Meyer would eventually thank Buckeye Nation and praise his players and their season before walking to Ohio State's band, his wife Shelley's arm wrapped around his waist with every step, for one last "O-H" and a salute from the top of the drum major's ladder.
There were no tears from Meyer during his last stroll with Shelley down the field and into the locker room.
As others have struggled to process Meyer's retirement over the last month, it appears the 54-year-old Meyer hasn't. Others aren't sure what to think of Meyer as he steps away, but he does.
He's totally at peace.
"I've been blessed," Meyer said Tuesday night. "I know this is relatively young, but I started young -- 17 years as a head coach, 33 years doing this. And just very fortunate, and I do believe I'm done."
The man so obsessed with perfection believes he has found his ideal replacement in offensive coordinator Ryan Day. And without Day taking over, Meyer said he couldn't have stepped away -- health issues and all.
"You're handing off to a guy that can make it stronger," Meyer said of Day. "And so I'm very much at peace about that."
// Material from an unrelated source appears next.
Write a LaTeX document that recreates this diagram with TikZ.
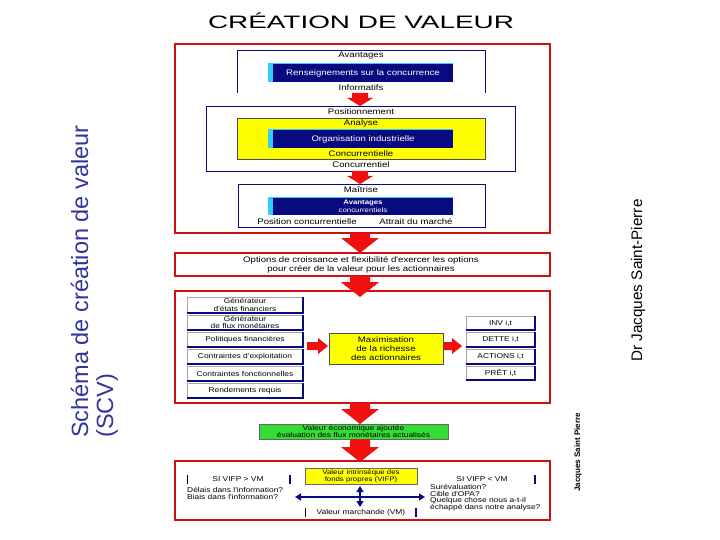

But still, speculation about Meyer's ability to permanently retire started almost immediately after his announcement on Dec. 4. He did it to Florida (twice), and he seems too competitive and obsessively wired to stay out of the game forever.
His players joined the speculation this week, with many agreeing he'll be back on a sideline at some point, especially with him staying at OSU as an assistant athletic director.
"I don't know if he is going to get all the way away," senior receiver Johnnie Dixon said. "He is going to have an office right across the street. I think he will still be in the special-team meetings at least. I think it is going to be very hard for him to eventually walk away from the game because it is something he has been doing for so long. Wake up, brush your teeth, go to football. It's going to be different for him."
Added sophomore defensive end Chase Young: "Honestly, I think he'll get back into coaching. He just loves the game of football so much -- it's just what he does. I don't think he can just sit home."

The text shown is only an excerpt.